As we already know, Republican policies alienate women.  Sarah Jones  wrote an excellent piece on the latest attempt by Republicans to identify “solutions” of their “woman problem.”

The Republican Party remains convinced they just need the right message and the right puppets to mouth the talking points.  Most of the “right people” are rich white men, but for the sake of showing women how much they love us, occasionally the Koch brothers will throw a woman in the mix – assuming there will be bonus points if the woman can castrate a pig.

Moreover, for all their disdainful talk about a “culture of dependence”, the reality is Republican policies reek of creating a culture of dependence.  While damning the notion of dependence, on government, Republicans envision a culture of dependence on corporations and the rich white men who run them.  Think about it.

They argue that men “earn their money” while claiming that a women earning fair pay at her job is “dependence on government.”  In reality, Republicans want us to believe that gender based pay discrimination is doing us a favor.  Here’s how that works.

Nothing turns off a “good man” (meaning men with good paying jobs) than a woman who can fend for herself.  So gender based discrimination makes us good marriage material and our financial problems will disappear.
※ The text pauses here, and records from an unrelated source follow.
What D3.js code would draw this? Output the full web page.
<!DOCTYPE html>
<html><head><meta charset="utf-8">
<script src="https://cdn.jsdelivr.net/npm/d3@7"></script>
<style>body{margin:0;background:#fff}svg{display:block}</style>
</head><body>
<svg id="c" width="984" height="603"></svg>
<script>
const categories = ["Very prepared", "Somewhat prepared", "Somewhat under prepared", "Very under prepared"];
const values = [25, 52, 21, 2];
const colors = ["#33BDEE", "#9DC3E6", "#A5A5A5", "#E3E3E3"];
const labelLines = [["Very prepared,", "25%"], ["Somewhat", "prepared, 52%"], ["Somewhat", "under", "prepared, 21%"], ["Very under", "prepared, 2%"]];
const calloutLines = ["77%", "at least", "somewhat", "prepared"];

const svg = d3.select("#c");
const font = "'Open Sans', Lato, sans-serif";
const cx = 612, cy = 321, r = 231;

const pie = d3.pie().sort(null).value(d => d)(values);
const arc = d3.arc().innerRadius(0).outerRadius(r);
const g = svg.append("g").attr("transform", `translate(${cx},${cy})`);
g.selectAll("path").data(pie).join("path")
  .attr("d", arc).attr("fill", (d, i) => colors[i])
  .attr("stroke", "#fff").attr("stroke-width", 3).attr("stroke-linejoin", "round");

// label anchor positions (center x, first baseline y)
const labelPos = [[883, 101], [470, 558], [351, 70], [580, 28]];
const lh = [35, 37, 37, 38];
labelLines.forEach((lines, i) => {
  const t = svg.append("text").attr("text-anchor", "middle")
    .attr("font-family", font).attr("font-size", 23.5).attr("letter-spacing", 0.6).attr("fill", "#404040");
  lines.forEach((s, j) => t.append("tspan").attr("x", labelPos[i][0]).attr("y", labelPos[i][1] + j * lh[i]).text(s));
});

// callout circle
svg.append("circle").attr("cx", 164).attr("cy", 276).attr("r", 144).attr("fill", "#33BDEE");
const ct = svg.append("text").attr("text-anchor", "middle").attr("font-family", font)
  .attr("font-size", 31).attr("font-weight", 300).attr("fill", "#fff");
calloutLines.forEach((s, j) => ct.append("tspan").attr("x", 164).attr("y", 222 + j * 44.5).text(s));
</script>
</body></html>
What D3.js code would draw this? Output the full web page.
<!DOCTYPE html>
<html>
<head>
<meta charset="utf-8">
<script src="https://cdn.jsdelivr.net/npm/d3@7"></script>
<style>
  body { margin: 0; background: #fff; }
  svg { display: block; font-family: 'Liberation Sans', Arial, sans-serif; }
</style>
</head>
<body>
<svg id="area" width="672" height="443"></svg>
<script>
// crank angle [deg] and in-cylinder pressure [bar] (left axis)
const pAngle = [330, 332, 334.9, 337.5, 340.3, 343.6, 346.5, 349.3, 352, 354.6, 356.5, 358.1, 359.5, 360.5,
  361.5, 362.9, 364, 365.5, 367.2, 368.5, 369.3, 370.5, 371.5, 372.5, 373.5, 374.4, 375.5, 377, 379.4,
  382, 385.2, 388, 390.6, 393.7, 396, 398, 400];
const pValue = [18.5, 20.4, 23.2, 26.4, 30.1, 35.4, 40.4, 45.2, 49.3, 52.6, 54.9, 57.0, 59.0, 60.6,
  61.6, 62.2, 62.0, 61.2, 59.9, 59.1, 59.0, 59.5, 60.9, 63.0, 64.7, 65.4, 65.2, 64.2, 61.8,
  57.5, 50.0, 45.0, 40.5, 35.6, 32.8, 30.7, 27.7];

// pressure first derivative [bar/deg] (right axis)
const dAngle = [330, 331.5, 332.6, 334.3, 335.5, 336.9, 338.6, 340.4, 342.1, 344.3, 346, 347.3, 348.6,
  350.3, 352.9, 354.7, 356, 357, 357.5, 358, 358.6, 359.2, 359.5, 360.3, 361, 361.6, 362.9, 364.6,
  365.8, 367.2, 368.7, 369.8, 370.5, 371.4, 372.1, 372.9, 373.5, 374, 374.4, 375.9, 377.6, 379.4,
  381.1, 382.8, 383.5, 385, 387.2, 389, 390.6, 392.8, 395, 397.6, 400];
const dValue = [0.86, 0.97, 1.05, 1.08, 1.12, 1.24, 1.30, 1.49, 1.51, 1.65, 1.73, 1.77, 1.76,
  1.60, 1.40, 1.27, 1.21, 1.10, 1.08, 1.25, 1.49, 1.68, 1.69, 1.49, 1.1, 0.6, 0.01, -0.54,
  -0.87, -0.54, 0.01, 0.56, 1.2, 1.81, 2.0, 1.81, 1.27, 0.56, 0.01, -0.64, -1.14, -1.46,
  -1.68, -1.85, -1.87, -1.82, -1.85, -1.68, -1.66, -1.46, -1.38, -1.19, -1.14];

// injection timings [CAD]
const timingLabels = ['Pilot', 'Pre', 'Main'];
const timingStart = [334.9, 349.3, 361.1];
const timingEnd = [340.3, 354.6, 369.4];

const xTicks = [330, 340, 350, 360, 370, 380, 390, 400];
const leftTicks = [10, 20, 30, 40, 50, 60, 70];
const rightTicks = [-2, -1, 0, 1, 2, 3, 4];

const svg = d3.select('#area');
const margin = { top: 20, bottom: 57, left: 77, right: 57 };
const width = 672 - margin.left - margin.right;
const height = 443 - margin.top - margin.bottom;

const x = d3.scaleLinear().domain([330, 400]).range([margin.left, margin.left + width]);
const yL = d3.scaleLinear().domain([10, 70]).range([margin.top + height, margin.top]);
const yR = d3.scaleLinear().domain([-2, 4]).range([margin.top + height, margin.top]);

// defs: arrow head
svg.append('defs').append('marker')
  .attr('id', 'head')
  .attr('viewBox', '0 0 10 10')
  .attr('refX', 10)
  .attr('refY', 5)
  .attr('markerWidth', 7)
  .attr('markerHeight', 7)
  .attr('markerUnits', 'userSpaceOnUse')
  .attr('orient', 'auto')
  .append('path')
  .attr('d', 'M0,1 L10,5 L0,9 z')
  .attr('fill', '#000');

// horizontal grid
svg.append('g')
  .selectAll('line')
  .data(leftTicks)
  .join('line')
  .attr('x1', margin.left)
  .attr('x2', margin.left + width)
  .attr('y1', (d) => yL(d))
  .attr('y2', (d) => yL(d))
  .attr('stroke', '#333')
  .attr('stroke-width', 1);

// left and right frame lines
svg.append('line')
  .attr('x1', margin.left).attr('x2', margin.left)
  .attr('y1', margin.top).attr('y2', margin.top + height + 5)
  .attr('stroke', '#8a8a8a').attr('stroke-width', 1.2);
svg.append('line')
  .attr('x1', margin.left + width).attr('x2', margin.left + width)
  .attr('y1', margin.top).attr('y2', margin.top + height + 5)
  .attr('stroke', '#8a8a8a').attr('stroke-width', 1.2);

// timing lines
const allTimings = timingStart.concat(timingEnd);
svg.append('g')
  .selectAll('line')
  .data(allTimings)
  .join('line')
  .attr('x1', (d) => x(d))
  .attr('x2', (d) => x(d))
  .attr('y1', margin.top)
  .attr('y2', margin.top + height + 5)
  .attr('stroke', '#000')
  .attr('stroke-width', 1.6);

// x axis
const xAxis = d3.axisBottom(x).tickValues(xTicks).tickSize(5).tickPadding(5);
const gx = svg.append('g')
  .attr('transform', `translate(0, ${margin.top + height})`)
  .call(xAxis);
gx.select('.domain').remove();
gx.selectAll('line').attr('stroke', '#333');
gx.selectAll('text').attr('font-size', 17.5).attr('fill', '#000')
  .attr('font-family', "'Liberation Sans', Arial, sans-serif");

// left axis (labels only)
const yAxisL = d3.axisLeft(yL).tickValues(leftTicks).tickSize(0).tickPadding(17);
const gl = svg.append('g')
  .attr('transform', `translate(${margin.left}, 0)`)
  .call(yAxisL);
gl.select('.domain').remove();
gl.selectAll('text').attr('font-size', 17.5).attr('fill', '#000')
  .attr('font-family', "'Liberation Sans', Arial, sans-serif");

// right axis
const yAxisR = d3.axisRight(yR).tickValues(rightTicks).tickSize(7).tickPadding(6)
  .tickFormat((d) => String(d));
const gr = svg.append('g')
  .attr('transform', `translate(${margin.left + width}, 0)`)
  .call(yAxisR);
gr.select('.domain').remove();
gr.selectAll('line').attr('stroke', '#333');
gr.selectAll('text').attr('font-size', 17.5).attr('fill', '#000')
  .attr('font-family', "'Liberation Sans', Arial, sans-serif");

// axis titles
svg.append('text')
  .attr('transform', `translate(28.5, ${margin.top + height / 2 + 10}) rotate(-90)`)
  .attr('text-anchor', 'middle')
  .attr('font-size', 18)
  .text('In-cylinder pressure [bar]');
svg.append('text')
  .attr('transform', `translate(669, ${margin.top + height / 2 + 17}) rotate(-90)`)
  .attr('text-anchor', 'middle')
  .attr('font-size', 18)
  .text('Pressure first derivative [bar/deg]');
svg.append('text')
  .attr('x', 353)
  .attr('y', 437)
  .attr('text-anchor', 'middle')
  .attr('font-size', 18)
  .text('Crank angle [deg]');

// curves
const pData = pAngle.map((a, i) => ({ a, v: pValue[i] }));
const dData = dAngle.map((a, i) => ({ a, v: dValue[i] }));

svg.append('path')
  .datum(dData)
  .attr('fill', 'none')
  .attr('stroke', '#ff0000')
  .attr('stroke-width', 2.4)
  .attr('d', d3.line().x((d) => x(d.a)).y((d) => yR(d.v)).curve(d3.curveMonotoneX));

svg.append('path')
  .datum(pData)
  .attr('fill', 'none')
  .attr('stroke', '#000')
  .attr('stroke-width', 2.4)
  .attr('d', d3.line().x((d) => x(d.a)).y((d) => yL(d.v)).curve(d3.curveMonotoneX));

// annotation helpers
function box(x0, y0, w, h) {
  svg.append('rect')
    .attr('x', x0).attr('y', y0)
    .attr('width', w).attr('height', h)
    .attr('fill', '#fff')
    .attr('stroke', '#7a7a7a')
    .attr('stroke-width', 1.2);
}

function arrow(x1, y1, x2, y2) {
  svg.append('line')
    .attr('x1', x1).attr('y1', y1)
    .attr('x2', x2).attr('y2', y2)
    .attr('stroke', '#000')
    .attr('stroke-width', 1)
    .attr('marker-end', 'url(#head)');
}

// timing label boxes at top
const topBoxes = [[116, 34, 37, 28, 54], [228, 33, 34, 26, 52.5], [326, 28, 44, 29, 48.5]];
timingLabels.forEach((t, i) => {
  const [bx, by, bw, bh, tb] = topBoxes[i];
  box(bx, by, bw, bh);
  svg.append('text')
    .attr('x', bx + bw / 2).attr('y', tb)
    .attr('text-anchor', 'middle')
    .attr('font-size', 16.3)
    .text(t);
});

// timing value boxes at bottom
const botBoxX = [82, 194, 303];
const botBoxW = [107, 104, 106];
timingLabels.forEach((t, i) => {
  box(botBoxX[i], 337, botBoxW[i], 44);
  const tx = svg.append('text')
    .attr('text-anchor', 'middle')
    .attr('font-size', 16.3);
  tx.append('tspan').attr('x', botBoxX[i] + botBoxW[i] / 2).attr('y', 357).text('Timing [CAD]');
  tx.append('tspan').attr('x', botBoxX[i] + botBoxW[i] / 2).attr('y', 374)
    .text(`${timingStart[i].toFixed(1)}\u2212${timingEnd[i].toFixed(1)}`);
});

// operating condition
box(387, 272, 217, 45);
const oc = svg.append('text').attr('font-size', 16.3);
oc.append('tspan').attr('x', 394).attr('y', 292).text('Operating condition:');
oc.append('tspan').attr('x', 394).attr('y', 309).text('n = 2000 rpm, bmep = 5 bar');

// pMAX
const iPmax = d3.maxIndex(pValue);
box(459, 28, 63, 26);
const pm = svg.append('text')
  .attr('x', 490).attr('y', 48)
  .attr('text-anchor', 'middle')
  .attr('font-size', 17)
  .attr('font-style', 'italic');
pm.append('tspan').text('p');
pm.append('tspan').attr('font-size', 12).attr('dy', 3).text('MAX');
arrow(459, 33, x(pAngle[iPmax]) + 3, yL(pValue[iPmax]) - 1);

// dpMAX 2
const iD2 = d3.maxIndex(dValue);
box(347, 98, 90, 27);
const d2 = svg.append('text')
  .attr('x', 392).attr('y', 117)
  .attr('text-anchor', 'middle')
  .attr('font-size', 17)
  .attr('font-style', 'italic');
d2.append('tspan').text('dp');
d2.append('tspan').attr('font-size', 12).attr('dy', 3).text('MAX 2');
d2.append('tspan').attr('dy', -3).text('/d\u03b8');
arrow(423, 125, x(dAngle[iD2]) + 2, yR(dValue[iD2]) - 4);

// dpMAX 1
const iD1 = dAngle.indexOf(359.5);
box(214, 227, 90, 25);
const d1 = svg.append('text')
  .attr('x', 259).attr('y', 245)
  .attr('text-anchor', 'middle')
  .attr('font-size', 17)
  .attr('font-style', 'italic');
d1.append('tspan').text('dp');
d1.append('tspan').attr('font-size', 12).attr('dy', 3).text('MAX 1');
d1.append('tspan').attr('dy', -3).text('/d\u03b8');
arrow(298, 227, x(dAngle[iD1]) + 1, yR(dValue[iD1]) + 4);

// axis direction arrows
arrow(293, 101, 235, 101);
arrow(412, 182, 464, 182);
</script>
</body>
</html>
Other Republican policies seek to make a culture of financial independence unattainable for women. Most notably is the Republican Party’s opposition to the ACA’s birth control mandate. The birth control mandate received a lot of attention because of the court battles culminating in the Hobby Lobby ruling that empowers women’s employers to decide if they will allow employees to have access to birth control.  Also, the ACA eliminated the practice of identifying women as pre-existing conditions. In other words, Health insurance companies could charge women a higher price for the same healthcare plan they offer men at a lower premium.

Let’s not forget that while Republicans have waged war on women’s reproductive rights; they are defending men’s access to that little blue pill.

If you combine the facts that women earn less for doing the same work, and just the gender based discrimination in Republican healthcare policy, the economic reality is Republican policies create obstacles to independence for women.

This is where Republican views on reproduction are, in reality, additional means to promote a culture of women’s dependency on men.  It’s about taking women’s reproduction health and family planning decisions out of their hands and designating authority over women to their spouses, employers and if all else fails, the state.  Combine that with allowing employers to fire women for getting pregnant.  You come to the undeniable fact that the Republican Party is opposed to a culture of independence for women.

It’s little wonder that the best advice Republican consultants have is to move on because it removes the risk of Republicans having more moments like the one Mitch McConnell is trying to run away from.

Whether its disapproving voters, public confessions or failed policies the Republican solution is to run away.  They can only get away with that if we let them.